Gazeteci Canan Coşkun hakkında, gazeteciler Can Dündar ve Erdem Gül’ün tutuklanmasına ilişkin yazdığı “Erdoğan buyurdu, gazetecilik tutuklandı” haberi nedeniyle “Cumhurbaşkanına hakaret” iddiasıyla açılan davanın ilk duruşması görüldü.
Cumhuriyet gazetesinin eski muhabiri Canan Coşkun hakkında “Cumhurbaşkanına hakaret” iddiasıyla açılan davanın ilk duruşması İstanbul 40’ıncı Asliye Ceza Mahkemesi’nde görüldü. Coşkun’un katılmadığı duruşmada avukatı Abbas Yalçın hazır bulundu. Avukat Yalçın, Coşkun’un, suçlamaya konu yapılan haberinin internette yayınlanmasıyla ilgili bir sorumluluğu olmadığını belirterek, Basın Kanunu uyarınca dava açılabilmesi için tanınan dört aylık sürenin aşıldığını kaydetti. Yalçın, bu nedenle davanın düşmesi yönünde karar verilmesini talep etti.
Avukat Yalçın, “Şikayete konu ifadeler, gazetenin birinci sayfasında yer almıştır. Bunun nasıl, ne şekilde, hangi sayfada yayınlanacağı da müvekkilimi değil gazete yönetimini ilgilendirir. Bu nedenle derhal beraat talep ediyoruz” dedi. Mahkeme hakimi, beraat yönündeki taleplerin gelecek celse değerlendirilmesine karar vererek duruşmayı, 20 Haziran’a erteledi.
Ne olmuştu?
Cumhuriyet gazetesinin eski Genel Yayın Yönetmeni Can Dündar ve eski Ankara Temsilcisi Erdem Gül’ün tutuklanmasının ardından, 27 Kasım 2015 tarihinde yayımlanan “Erdoğan buyurdu, gazetecilik tutuklandı” başlıklı haberi nedeniyle Coşkun’a “Cumhurbaşkanına hakaret” suçlamasıyla dava açıldı. Coşkun hakkında hazırlanan iddianamede, “Haber metninin genelinde Cumhurbaşkanının konuyu kendi kişisel davası gibi ele aldığını ifade ederek Sayın Cumhurbaşkanının adeta bir kişisel husumet ve kin duygusuyla hareket etmek ve hukuka aykırı talimatlar vermek suretiyle şüphelinin tutuklanmasına neden olduğu isnadında bulunduğu, her ne kadar basılı eserler yönünden Basın Kanununun 26. Maddesinde yazılı bulunan 4 aylık sürenin dolduğu görülmüş ise de aynı haberin internetten de yayımlandığı, dolayısıyla herhangi bir dava zamanaşımı sürecine bu açıdan tabi olmadığı” ifadelerine yer verildi.

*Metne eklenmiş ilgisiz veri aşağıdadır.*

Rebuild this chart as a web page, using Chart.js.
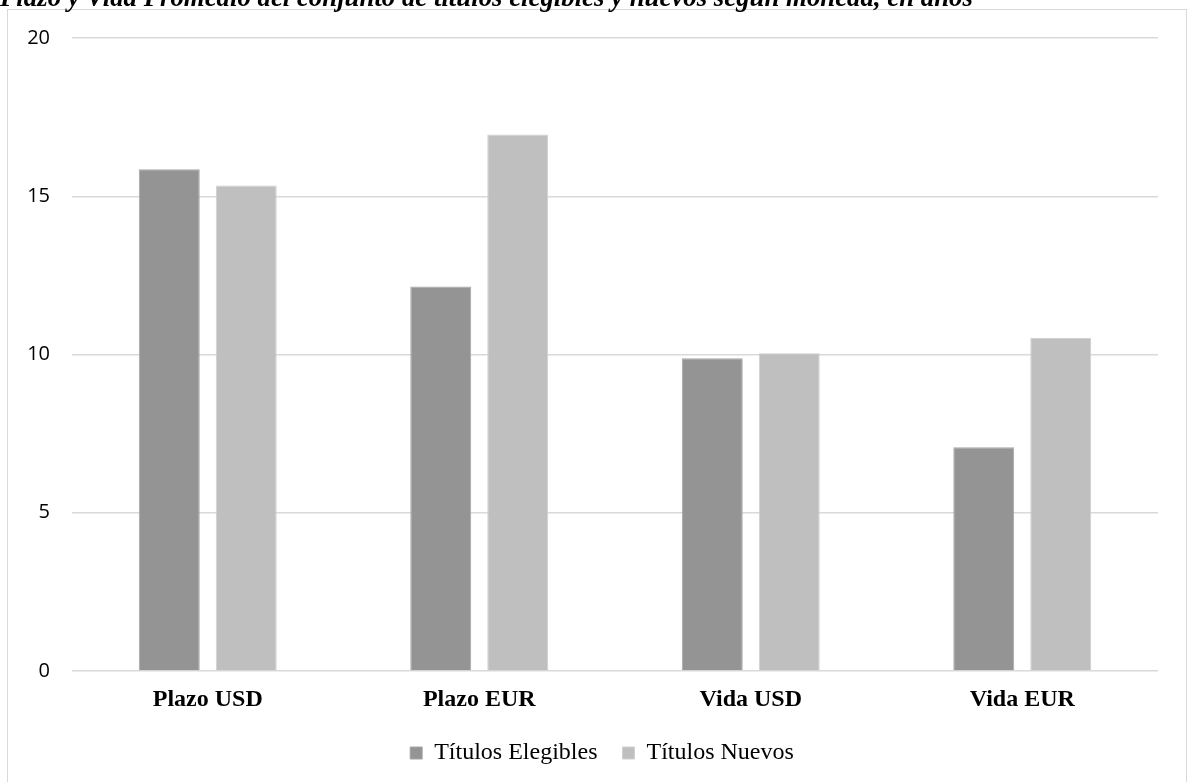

Savcı, haberin, “Eleştiri hak ve görevini aşarak küçültücü, incitici, abartılı söz/ifade kullanılmak suretiyle Cumhurbaşkanına karşı onur, şeref ve saygınlığını rencide edebilecek nitelikte olduğu” iddiasıyla Coşkun’un cezalandırılmasını talep etti.